Requirement: In the records below, tally every line containing "Convert". Report only the total.

Supplied records:
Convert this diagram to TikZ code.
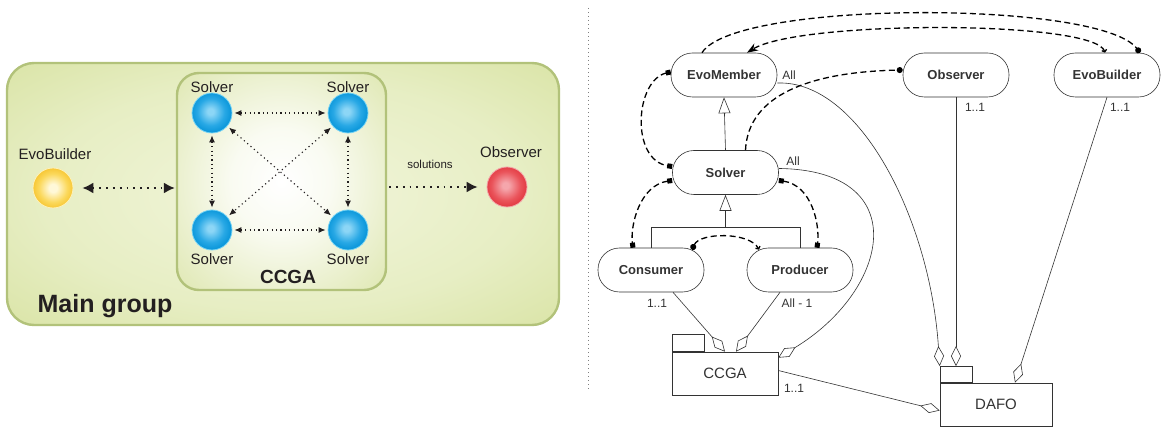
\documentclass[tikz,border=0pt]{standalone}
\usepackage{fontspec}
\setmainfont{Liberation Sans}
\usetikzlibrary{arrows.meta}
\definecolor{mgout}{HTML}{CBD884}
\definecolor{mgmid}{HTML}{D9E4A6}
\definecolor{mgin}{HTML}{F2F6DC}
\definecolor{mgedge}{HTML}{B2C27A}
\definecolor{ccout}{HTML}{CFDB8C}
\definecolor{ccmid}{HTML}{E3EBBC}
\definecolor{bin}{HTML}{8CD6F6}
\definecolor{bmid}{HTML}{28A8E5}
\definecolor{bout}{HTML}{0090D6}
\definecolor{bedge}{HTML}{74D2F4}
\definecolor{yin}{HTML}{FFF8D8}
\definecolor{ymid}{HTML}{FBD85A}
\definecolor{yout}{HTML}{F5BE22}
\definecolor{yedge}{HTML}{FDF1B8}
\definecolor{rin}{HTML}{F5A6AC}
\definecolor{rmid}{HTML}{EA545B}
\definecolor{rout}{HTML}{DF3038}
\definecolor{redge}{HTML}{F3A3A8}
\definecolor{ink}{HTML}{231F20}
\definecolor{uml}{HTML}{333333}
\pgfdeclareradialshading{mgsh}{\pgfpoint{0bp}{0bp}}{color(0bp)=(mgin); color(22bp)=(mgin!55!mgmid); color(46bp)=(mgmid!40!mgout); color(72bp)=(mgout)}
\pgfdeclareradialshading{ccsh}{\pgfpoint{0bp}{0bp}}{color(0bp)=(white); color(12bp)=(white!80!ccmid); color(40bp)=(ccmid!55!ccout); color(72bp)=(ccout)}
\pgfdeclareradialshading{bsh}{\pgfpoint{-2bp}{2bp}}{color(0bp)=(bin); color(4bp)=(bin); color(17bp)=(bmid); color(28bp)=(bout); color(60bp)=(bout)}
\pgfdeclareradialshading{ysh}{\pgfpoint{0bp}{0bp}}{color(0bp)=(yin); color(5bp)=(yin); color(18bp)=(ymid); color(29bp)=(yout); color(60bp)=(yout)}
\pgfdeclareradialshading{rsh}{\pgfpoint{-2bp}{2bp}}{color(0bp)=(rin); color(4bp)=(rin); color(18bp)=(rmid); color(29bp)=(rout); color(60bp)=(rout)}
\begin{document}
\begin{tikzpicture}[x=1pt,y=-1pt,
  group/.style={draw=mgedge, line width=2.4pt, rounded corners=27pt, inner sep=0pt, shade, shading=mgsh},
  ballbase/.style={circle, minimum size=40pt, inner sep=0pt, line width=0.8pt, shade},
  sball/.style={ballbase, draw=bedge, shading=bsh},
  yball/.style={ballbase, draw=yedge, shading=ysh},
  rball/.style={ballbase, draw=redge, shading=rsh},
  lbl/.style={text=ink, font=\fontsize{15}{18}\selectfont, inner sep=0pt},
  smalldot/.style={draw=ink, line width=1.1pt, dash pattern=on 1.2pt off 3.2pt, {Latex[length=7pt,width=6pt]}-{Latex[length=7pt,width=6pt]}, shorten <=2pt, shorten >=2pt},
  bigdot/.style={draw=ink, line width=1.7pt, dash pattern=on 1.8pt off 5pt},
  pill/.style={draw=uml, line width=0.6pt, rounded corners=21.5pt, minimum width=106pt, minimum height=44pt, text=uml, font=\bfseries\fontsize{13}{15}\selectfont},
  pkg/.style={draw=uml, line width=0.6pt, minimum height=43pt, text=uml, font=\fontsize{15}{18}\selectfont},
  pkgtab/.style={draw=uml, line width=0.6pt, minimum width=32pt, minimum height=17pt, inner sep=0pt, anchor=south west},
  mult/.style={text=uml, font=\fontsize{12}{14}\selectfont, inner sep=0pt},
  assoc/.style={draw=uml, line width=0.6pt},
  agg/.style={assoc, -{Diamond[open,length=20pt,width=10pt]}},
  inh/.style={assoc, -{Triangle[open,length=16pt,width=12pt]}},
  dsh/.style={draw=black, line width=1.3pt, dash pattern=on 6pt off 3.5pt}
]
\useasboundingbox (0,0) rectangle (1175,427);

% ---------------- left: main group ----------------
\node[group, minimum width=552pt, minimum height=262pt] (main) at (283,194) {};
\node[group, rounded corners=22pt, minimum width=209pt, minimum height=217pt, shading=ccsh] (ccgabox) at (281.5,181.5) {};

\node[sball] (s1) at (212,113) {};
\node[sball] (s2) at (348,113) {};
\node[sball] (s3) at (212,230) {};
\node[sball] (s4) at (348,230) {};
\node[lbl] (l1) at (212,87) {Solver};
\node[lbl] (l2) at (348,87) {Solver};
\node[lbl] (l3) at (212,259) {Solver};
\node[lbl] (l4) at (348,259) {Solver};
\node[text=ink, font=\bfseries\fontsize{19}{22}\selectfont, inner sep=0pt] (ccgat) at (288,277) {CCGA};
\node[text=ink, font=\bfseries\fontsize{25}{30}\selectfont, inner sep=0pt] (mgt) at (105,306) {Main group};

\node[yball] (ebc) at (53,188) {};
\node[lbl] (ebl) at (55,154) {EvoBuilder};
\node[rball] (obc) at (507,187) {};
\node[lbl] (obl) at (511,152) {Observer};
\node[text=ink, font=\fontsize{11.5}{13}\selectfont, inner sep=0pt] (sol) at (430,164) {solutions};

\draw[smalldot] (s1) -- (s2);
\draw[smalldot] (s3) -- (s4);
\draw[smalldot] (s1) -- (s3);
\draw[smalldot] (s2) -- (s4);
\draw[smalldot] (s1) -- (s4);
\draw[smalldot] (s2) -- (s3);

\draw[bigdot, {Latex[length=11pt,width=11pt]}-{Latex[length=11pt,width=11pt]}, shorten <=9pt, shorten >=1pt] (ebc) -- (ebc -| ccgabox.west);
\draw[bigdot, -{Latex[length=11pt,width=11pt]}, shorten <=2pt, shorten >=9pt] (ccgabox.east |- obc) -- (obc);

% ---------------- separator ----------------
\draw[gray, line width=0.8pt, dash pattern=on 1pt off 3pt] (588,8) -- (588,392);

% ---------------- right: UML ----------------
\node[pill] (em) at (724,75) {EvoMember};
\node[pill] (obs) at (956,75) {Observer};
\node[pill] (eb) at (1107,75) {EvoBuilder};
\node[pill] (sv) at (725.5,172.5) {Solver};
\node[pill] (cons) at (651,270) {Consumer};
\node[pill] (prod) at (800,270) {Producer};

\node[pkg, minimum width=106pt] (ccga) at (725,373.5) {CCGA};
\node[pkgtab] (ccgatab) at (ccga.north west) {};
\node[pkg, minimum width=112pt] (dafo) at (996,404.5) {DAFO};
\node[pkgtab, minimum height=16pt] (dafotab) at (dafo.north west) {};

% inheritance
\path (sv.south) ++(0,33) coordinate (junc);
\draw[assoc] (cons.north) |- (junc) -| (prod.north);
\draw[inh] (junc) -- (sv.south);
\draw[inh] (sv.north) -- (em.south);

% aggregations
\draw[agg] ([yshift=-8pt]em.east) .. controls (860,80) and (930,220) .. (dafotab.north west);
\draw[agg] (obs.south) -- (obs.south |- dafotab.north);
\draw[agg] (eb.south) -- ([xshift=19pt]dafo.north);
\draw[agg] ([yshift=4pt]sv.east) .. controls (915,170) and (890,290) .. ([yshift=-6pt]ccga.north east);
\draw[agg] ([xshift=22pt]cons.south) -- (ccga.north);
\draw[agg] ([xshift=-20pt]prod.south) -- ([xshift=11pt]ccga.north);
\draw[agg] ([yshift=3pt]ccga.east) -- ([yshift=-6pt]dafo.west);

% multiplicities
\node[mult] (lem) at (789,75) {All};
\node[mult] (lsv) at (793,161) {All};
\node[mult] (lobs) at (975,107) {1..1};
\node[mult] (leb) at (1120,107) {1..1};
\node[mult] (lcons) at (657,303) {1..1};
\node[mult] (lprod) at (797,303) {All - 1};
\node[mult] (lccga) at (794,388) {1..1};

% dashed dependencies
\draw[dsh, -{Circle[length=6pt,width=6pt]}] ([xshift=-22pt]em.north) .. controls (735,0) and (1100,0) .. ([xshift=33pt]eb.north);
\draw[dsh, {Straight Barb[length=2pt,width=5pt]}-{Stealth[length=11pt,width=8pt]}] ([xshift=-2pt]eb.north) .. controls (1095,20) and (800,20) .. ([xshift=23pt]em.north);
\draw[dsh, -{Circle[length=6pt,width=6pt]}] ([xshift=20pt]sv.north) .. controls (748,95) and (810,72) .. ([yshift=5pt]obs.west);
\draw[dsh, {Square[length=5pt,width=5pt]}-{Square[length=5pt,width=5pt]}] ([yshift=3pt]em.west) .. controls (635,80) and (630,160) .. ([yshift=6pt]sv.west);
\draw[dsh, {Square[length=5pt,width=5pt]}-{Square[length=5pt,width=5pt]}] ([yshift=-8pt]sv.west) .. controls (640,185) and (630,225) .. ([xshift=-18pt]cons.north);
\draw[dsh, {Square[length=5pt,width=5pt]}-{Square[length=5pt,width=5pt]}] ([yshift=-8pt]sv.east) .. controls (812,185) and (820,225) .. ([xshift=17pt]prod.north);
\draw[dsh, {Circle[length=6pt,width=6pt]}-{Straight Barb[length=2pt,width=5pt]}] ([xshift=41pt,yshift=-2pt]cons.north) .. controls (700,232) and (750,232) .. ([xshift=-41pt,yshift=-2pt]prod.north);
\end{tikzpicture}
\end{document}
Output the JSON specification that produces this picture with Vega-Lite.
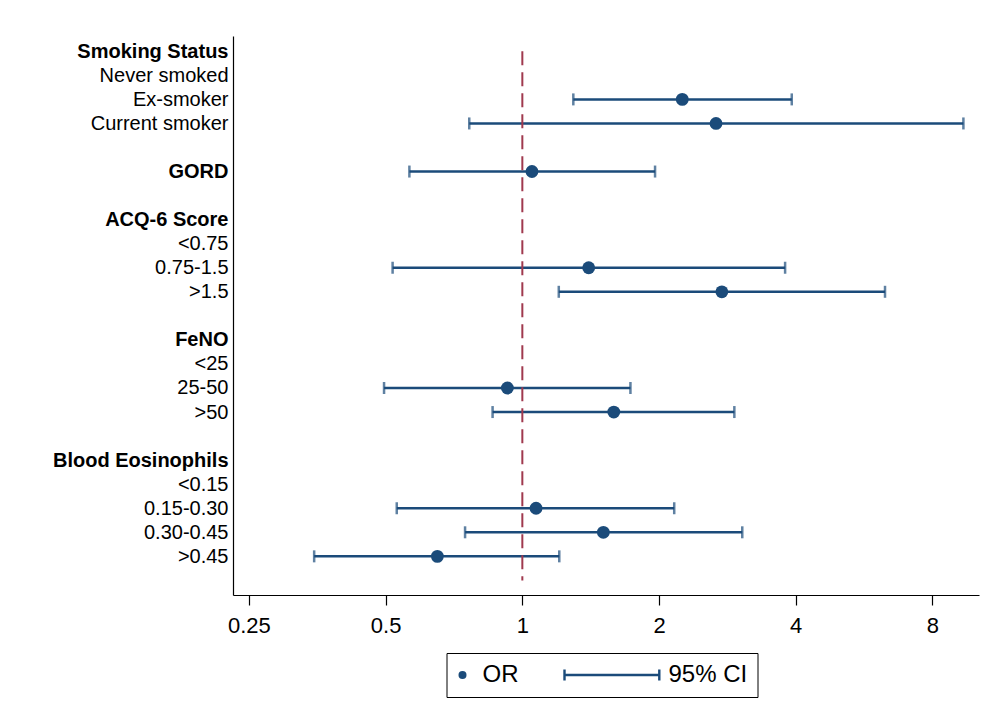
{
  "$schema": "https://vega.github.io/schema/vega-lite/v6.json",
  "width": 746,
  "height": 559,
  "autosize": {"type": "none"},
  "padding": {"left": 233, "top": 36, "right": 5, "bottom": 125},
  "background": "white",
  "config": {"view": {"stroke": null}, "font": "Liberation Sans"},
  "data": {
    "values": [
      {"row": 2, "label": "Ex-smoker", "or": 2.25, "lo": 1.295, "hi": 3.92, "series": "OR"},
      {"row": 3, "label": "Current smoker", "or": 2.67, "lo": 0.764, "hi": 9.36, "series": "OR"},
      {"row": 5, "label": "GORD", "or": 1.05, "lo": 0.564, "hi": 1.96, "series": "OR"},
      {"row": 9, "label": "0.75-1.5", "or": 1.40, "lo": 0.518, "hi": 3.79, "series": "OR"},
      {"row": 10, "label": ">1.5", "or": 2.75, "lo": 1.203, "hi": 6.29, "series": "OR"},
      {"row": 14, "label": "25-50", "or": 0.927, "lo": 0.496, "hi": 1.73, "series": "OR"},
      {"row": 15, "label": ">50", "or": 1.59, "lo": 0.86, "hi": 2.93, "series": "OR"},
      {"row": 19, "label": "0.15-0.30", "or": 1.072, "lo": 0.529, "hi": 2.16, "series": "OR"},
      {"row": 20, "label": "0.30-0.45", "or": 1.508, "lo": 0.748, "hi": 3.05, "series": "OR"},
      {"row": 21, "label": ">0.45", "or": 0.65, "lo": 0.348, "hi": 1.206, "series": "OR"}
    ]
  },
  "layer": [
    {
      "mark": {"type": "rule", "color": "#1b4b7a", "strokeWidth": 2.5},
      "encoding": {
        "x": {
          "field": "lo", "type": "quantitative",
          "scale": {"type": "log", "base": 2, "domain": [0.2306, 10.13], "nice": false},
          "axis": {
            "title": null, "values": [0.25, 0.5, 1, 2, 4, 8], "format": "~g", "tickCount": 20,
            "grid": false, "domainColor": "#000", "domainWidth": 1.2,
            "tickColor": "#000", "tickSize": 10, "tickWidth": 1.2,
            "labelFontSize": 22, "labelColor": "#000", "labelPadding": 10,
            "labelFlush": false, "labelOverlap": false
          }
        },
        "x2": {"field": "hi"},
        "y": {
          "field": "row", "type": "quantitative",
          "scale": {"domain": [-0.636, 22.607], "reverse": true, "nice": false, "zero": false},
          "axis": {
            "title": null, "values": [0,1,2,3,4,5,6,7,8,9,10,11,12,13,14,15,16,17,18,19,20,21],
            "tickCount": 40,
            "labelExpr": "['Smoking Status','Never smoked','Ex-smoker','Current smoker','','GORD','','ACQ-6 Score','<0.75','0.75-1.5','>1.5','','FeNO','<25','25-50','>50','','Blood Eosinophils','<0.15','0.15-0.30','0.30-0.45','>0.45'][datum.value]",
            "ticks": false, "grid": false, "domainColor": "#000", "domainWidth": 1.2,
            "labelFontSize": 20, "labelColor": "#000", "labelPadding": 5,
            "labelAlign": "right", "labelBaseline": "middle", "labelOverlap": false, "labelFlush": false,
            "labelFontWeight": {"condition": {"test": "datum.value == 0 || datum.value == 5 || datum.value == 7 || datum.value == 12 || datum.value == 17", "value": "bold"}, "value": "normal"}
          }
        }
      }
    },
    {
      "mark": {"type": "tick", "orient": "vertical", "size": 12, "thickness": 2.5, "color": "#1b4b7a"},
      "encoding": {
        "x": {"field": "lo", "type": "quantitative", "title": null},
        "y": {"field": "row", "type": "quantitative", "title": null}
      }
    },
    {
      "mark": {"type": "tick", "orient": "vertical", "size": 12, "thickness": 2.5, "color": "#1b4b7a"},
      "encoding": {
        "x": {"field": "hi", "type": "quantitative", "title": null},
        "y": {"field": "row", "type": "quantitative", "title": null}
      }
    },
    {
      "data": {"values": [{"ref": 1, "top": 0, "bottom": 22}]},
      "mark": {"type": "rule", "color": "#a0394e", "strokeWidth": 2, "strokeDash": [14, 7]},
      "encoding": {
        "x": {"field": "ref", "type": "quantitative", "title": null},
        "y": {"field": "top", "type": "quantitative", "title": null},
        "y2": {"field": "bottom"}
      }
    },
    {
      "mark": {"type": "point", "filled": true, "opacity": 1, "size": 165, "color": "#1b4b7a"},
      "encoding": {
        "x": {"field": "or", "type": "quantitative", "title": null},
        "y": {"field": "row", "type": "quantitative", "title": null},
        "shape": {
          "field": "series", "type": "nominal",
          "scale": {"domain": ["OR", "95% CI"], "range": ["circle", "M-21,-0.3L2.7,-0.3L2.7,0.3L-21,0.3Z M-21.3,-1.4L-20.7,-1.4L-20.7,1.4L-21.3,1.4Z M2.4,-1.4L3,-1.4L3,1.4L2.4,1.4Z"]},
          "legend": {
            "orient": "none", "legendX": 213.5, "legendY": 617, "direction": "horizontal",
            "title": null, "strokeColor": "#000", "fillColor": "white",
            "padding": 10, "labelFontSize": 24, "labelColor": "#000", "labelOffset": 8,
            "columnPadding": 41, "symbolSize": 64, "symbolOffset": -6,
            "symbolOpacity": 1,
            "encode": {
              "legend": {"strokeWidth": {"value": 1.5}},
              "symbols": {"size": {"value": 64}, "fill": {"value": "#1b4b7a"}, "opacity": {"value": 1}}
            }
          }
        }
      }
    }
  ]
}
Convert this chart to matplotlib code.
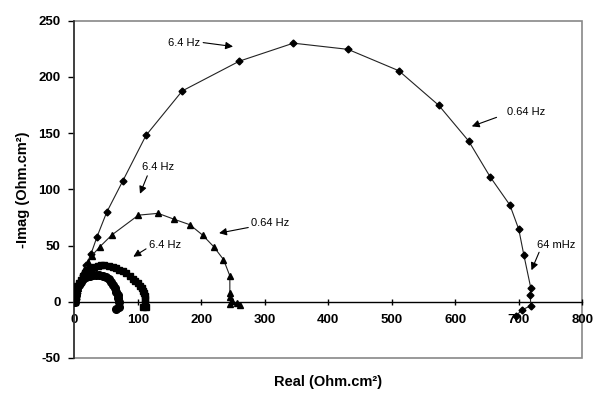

Solution to this task: 2